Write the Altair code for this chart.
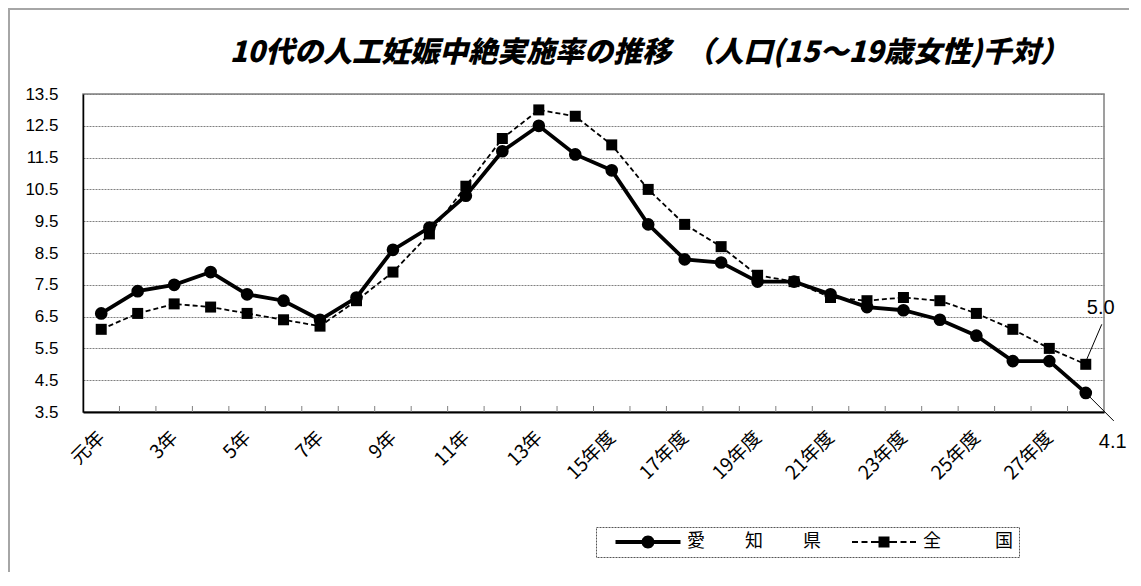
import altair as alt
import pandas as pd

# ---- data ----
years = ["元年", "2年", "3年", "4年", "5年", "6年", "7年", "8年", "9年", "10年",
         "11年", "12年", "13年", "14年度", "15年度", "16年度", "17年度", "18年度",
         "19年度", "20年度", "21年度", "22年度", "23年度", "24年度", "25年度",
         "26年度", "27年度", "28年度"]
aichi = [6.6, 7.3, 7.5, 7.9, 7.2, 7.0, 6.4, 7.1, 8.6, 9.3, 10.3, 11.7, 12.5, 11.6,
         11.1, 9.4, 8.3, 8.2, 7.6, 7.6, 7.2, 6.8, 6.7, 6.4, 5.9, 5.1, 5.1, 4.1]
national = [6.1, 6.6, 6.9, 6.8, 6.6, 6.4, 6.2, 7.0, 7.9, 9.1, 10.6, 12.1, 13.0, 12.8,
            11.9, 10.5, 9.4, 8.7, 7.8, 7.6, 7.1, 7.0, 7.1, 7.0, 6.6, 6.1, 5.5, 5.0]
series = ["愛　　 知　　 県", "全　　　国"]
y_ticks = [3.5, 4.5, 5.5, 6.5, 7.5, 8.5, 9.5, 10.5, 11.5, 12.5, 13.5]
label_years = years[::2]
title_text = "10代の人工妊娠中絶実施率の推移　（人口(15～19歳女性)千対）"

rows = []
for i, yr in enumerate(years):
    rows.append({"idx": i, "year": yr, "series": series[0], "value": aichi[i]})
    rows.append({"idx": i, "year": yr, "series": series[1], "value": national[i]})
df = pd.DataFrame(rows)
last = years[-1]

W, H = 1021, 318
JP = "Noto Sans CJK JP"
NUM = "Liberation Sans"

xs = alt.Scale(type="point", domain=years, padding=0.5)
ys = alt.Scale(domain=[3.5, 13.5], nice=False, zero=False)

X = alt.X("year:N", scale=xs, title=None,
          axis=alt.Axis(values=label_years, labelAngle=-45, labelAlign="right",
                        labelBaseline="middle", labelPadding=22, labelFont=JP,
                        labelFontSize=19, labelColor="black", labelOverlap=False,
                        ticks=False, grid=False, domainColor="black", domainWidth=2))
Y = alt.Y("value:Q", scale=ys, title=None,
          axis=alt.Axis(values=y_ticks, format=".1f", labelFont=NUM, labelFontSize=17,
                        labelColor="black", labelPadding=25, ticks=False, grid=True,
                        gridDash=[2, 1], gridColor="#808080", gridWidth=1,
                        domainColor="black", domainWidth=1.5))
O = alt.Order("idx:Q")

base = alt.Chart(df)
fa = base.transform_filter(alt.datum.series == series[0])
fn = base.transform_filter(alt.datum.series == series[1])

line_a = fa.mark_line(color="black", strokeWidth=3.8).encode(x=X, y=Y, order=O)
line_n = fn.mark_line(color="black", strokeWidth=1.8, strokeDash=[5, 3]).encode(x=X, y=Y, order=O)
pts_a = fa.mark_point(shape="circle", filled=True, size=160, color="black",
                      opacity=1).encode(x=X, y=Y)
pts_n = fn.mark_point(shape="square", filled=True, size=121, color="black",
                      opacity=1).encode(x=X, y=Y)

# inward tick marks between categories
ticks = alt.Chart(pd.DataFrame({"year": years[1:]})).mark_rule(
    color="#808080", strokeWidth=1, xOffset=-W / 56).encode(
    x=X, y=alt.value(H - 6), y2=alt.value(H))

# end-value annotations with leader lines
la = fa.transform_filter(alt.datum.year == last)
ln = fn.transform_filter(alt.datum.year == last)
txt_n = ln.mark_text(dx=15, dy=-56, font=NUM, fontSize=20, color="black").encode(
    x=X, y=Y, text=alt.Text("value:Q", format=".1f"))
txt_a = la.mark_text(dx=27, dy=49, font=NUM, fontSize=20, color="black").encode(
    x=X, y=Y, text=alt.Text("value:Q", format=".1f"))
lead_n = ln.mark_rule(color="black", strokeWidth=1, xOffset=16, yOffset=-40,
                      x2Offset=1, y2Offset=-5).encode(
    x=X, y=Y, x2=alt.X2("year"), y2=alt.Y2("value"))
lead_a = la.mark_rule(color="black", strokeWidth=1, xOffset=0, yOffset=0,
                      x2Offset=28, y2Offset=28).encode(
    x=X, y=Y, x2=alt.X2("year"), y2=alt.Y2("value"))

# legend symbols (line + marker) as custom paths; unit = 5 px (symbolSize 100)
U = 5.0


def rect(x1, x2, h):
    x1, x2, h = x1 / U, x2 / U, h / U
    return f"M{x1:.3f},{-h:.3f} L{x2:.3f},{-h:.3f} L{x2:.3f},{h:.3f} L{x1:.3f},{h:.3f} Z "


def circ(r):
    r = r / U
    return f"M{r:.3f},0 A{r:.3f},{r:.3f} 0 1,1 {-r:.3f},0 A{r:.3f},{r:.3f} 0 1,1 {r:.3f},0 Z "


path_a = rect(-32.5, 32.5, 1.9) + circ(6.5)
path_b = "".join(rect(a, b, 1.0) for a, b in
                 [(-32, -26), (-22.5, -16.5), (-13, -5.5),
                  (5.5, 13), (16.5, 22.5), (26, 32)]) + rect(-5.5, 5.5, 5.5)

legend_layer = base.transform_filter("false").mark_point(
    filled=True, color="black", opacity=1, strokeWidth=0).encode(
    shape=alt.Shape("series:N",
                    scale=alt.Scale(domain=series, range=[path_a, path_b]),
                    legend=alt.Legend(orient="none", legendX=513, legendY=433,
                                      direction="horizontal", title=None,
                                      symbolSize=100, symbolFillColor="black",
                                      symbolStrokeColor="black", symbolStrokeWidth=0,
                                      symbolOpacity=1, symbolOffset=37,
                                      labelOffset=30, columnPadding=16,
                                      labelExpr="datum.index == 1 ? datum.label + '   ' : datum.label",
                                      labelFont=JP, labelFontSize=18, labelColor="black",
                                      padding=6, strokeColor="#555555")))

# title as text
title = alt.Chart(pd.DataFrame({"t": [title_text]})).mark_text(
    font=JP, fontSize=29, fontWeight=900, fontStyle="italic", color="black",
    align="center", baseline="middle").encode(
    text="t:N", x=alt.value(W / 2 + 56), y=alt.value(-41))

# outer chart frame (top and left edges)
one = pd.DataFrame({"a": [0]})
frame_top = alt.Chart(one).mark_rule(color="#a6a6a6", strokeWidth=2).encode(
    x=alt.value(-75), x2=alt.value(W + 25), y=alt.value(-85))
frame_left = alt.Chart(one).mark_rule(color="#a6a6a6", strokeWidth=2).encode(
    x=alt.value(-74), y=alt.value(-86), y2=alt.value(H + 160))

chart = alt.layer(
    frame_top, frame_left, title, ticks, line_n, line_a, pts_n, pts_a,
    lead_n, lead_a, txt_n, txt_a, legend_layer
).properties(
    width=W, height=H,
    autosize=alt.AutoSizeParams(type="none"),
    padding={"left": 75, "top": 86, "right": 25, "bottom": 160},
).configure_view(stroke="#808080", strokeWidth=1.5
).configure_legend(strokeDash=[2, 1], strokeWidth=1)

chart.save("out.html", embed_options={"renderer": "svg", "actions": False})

§ §

GIVEN INSTRUCTION ▸
Transcribe exactly, with no pictures, the lines running from the first line of the material through the line holding "fn = base.transform_filter(alt.datum.series".

THE ANSWER ▸
Write the Altair code for this chart.
import altair as alt
import pandas as pd

# ---- data ----
years = ["元年", "2年", "3年", "4年", "5年", "6年", "7年", "8年", "9年", "10年",
         "11年", "12年", "13年", "14年度", "15年度", "16年度", "17年度", "18年度",
         "19年度", "20年度", "21年度", "22年度", "23年度", "24年度", "25年度",
         "26年度", "27年度", "28年度"]
aichi = [6.6, 7.3, 7.5, 7.9, 7.2, 7.0, 6.4, 7.1, 8.6, 9.3, 10.3, 11.7, 12.5, 11.6,
         11.1, 9.4, 8.3, 8.2, 7.6, 7.6, 7.2, 6.8, 6.7, 6.4, 5.9, 5.1, 5.1, 4.1]
national = [6.1, 6.6, 6.9, 6.8, 6.6, 6.4, 6.2, 7.0, 7.9, 9.1, 10.6, 12.1, 13.0, 12.8,
            11.9, 10.5, 9.4, 8.7, 7.8, 7.6, 7.1, 7.0, 7.1, 7.0, 6.6, 6.1, 5.5, 5.0]
series = ["愛　　 知　　 県", "全　　　国"]
y_ticks = [3.5, 4.5, 5.5, 6.5, 7.5, 8.5, 9.5, 10.5, 11.5, 12.5, 13.5]
label_years = years[::2]
title_text = "10代の人工妊娠中絶実施率の推移　（人口(15～19歳女性)千対）"

rows = []
for i, yr in enumerate(years):
    rows.append({"idx": i, "year": yr, "series": series[0], "value": aichi[i]})
    rows.append({"idx": i, "year": yr, "series": series[1], "value": national[i]})
df = pd.DataFrame(rows)
last = years[-1]

W, H = 1021, 318
JP = "Noto Sans CJK JP"
NUM = "Liberation Sans"

xs = alt.Scale(type="point", domain=years, padding=0.5)
ys = alt.Scale(domain=[3.5, 13.5], nice=False, zero=False)

X = alt.X("year:N", scale=xs, title=None,
          axis=alt.Axis(values=label_years, labelAngle=-45, labelAlign="right",
                        labelBaseline="middle", labelPadding=22, labelFont=JP,
                        labelFontSize=19, labelColor="black", labelOverlap=False,
                        ticks=False, grid=False, domainColor="black", domainWidth=2))
Y = alt.Y("value:Q", scale=ys, title=None,
          axis=alt.Axis(values=y_ticks, format=".1f", labelFont=NUM, labelFontSize=17,
                        labelColor="black", labelPadding=25, ticks=False, grid=True,
                        gridDash=[2, 1], gridColor="#808080", gridWidth=1,
                        domainColor="black", domainWidth=1.5))
O = alt.Order("idx:Q")

base = alt.Chart(df)
fa = base.transform_filter(alt.datum.series == series[0])
fn = base.transform_filter(alt.datum.series == series[1])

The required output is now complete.